### What you should do:
Copy the data precisely, character for character, and leave out every picture.

### Collected data:
▼
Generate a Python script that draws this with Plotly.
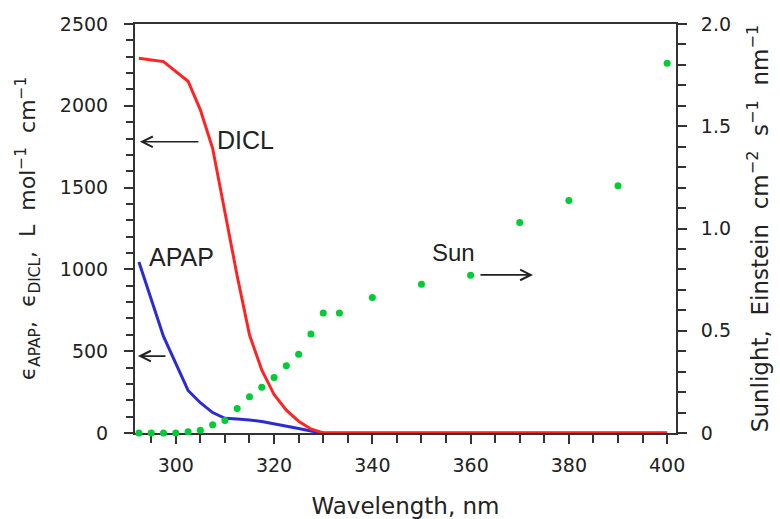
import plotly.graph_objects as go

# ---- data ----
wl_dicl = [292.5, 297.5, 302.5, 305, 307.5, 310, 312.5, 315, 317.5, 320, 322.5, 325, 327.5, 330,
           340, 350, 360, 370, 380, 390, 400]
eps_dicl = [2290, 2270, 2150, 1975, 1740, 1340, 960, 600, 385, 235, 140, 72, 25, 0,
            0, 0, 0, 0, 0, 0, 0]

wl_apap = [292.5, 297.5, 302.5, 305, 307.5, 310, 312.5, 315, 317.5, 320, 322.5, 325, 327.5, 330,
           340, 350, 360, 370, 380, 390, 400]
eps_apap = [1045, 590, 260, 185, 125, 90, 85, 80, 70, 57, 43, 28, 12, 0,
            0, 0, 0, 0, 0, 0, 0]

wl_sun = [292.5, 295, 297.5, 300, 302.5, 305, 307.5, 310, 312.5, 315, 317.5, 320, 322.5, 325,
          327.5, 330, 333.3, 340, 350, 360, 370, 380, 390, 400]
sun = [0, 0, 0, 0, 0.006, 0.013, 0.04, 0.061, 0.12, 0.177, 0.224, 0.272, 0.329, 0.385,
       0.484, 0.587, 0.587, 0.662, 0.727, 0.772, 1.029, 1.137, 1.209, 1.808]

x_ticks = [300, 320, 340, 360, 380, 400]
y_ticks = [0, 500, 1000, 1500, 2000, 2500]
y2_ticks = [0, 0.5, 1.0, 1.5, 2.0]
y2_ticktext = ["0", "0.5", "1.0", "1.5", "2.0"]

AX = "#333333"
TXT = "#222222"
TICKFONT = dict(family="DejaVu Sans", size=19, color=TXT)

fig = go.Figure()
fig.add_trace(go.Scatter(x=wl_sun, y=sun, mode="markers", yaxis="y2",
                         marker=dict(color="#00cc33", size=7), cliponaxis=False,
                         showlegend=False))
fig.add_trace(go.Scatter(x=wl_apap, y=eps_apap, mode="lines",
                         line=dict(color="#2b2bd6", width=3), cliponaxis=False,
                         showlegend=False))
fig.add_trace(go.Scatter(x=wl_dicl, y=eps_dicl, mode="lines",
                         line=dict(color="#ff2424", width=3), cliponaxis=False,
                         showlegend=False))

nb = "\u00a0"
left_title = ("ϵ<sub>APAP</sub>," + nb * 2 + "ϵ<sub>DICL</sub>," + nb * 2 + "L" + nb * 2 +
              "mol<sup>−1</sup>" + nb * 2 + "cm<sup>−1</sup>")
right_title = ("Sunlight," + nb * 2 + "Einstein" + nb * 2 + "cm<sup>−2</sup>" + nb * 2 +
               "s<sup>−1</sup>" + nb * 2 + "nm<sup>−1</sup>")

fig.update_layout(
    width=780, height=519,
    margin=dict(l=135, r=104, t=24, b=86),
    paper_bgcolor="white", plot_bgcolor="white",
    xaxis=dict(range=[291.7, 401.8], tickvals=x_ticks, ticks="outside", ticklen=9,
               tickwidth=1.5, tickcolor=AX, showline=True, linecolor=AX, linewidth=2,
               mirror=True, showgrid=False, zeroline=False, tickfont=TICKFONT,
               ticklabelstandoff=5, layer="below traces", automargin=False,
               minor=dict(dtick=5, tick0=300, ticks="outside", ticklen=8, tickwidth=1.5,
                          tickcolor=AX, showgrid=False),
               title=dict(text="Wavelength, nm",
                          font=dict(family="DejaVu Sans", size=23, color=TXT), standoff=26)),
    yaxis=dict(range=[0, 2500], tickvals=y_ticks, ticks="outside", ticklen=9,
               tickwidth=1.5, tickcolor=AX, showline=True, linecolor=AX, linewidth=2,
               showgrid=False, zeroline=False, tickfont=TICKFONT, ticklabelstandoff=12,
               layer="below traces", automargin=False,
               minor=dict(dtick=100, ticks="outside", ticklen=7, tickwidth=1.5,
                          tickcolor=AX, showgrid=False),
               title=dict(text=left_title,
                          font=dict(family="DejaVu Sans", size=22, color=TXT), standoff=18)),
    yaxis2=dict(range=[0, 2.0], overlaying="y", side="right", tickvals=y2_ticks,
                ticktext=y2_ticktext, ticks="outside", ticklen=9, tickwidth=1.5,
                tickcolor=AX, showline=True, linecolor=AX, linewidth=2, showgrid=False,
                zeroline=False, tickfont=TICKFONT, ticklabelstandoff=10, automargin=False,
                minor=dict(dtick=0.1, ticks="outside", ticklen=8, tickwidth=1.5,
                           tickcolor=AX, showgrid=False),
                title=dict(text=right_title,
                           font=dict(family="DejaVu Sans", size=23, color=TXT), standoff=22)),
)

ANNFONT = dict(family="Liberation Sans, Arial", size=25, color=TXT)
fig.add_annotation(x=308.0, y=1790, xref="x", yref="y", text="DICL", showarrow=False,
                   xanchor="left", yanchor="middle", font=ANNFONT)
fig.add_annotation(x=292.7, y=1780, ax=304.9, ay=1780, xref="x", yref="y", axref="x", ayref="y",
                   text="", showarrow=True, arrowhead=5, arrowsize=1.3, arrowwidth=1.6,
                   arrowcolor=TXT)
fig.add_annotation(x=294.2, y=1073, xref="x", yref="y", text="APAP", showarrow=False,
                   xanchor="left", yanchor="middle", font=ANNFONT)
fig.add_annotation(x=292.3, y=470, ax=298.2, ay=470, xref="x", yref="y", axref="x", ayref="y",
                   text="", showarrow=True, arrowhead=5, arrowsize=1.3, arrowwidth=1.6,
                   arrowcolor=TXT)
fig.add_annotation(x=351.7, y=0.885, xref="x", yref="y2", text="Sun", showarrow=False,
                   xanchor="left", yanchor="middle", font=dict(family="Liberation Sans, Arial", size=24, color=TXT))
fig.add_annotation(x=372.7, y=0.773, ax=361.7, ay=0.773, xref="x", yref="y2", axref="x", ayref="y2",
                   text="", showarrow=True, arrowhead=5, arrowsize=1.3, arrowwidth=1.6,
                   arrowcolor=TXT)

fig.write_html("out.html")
▲
### Correct answer:
Generate a Python script that draws this with Plotly.
import plotly.graph_objects as go

# ---- data ----
wl_dicl = [292.5, 297.5, 302.5, 305, 307.5, 310, 312.5, 315, 317.5, 320, 322.5, 325, 327.5, 330,
           340, 350, 360, 370, 380, 390, 400]
eps_dicl = [2290, 2270, 2150, 1975, 1740, 1340, 960, 600, 385, 235, 140, 72, 25, 0,
            0, 0, 0, 0, 0, 0, 0]

wl_apap = [292.5, 297.5, 302.5, 305, 307.5, 310, 312.5, 315, 317.5, 320, 322.5, 325, 327.5, 330,
           340, 350, 360, 370, 380, 390, 400]
eps_apap = [1045, 590, 260, 185, 125, 90, 85, 80, 70, 57, 43, 28, 12, 0,
            0, 0, 0, 0, 0, 0, 0]

wl_sun = [292.5, 295, 297.5, 300, 302.5, 305, 307.5, 310, 312.5, 315, 317.5, 320, 322.5, 325,
          327.5, 330, 333.3, 340, 350, 360, 370, 380, 390, 400]
sun = [0, 0, 0, 0, 0.006, 0.013, 0.04, 0.061, 0.12, 0.177, 0.224, 0.272, 0.329, 0.385,
       0.484, 0.587, 0.587, 0.662, 0.727, 0.772, 1.029, 1.137, 1.209, 1.808]

x_ticks = [300, 320, 340, 360, 380, 400]
y_ticks = [0, 500, 1000, 1500, 2000, 2500]
y2_ticks = [0, 0.5, 1.0, 1.5, 2.0]
y2_ticktext = ["0", "0.5", "1.0", "1.5", "2.0"]

AX = "#333333"
TXT = "#222222"
TICKFONT = dict(family="DejaVu Sans", size=19, color=TXT)

fig = go.Figure()
fig.add_trace(go.Scatter(x=wl_sun, y=sun, mode="markers", yaxis="y2",
                         marker=dict(color="#00cc33", size=7), cliponaxis=False,
                         showlegend=False))
fig.add_trace(go.Scatter(x=wl_apap, y=eps_apap, mode="lines",
                         line=dict(color="#2b2bd6", width=3), cliponaxis=False,
                         showlegend=False))
fig.add_trace(go.Scatter(x=wl_dicl, y=eps_dicl, mode="lines",
                         line=dict(color="#ff2424", width=3), cliponaxis=False,
                         showlegend=False))

nb = "\u00a0"
left_title = ("ϵ<sub>APAP</sub>," + nb * 2 + "ϵ<sub>DICL</sub>," + nb * 2 + "L" + nb * 2 +
              "mol<sup>−1</sup>" + nb * 2 + "cm<sup>−1</sup>")
right_title = ("Sunlight," + nb * 2 + "Einstein" + nb * 2 + "cm<sup>−2</sup>" + nb * 2 +
               "s<sup>−1</sup>" + nb * 2 + "nm<sup>−1</sup>")

fig.update_layout(
    width=780, height=519,
    margin=dict(l=135, r=104, t=24, b=86),
    paper_bgcolor="white", plot_bgcolor="white",
    xaxis=dict(range=[291.7, 401.8], tickvals=x_ticks, ticks="outside", ticklen=9,
               tickwidth=1.5, tickcolor=AX, showline=True, linecolor=AX, linewidth=2,
               mirror=True, showgrid=False, zeroline=False, tickfont=TICKFONT,
               ticklabelstandoff=5, layer="below traces", automargin=False,
               minor=dict(dtick=5, tick0=300, ticks="outside", ticklen=8, tickwidth=1.5,
                          tickcolor=AX, showgrid=False),
               title=dict(text="Wavelength, nm",
                          font=dict(family="DejaVu Sans", size=23, color=TXT), standoff=26)),
    yaxis=dict(range=[0, 2500], tickvals=y_ticks, ticks="outside", ticklen=9,
               tickwidth=1.5, tickcolor=AX, showline=True, linecolor=AX, linewidth=2,
               showgrid=False, zeroline=False, tickfont=TICKFONT, ticklabelstandoff=12,
               layer="below traces", automargin=False,
               minor=dict(dtick=100, ticks="outside", ticklen=7, tickwidth=1.5,
                          tickcolor=AX, showgrid=False),
               title=dict(text=left_title,
                          font=dict(family="DejaVu Sans", size=22, color=TXT), standoff=18)),
    yaxis2=dict(range=[0, 2.0], overlaying="y", side="right", tickvals=y2_ticks,
                ticktext=y2_ticktext, ticks="outside", ticklen=9, tickwidth=1.5,
                tickcolor=AX, showline=True, linecolor=AX, linewidth=2, showgrid=False,
                zeroline=False, tickfont=TICKFONT, ticklabelstandoff=10, automargin=False,
                minor=dict(dtick=0.1, ticks="outside", ticklen=8, tickwidth=1.5,
                           tickcolor=AX, showgrid=False),
                title=dict(text=right_title,
                           font=dict(family="DejaVu Sans", size=23, color=TXT), standoff=22)),
)

ANNFONT = dict(family="Liberation Sans, Arial", size=25, color=TXT)
fig.add_annotation(x=308.0, y=1790, xref="x", yref="y", text="DICL", showarrow=False,
                   xanchor="left", yanchor="middle", font=ANNFONT)
fig.add_annotation(x=292.7, y=1780, ax=304.9, ay=1780, xref="x", yref="y", axref="x", ayref="y",
                   text="", showarrow=True, arrowhead=5, arrowsize=1.3, arrowwidth=1.6,
                   arrowcolor=TXT)
fig.add_annotation(x=294.2, y=1073, xref="x", yref="y", text="APAP", showarrow=False,
                   xanchor="left", yanchor="middle", font=ANNFONT)
fig.add_annotation(x=292.3, y=470, ax=298.2, ay=470, xref="x", yref="y", axref="x", ayref="y",
                   text="", showarrow=True, arrowhead=5, arrowsize=1.3, arrowwidth=1.6,
                   arrowcolor=TXT)
fig.add_annotation(x=351.7, y=0.885, xref="x", yref="y2", text="Sun", showarrow=False,
                   xanchor="left", yanchor="middle", font=dict(family="Liberation Sans, Arial", size=24, color=TXT))
fig.add_annotation(x=372.7, y=0.773, ax=361.7, ay=0.773, xref="x", yref="y2", axref="x", ayref="y2",
                   text="", showarrow=True, arrowhead=5, arrowsize=1.3, arrowwidth=1.6,
                   arrowcolor=TXT)

fig.write_html("out.html")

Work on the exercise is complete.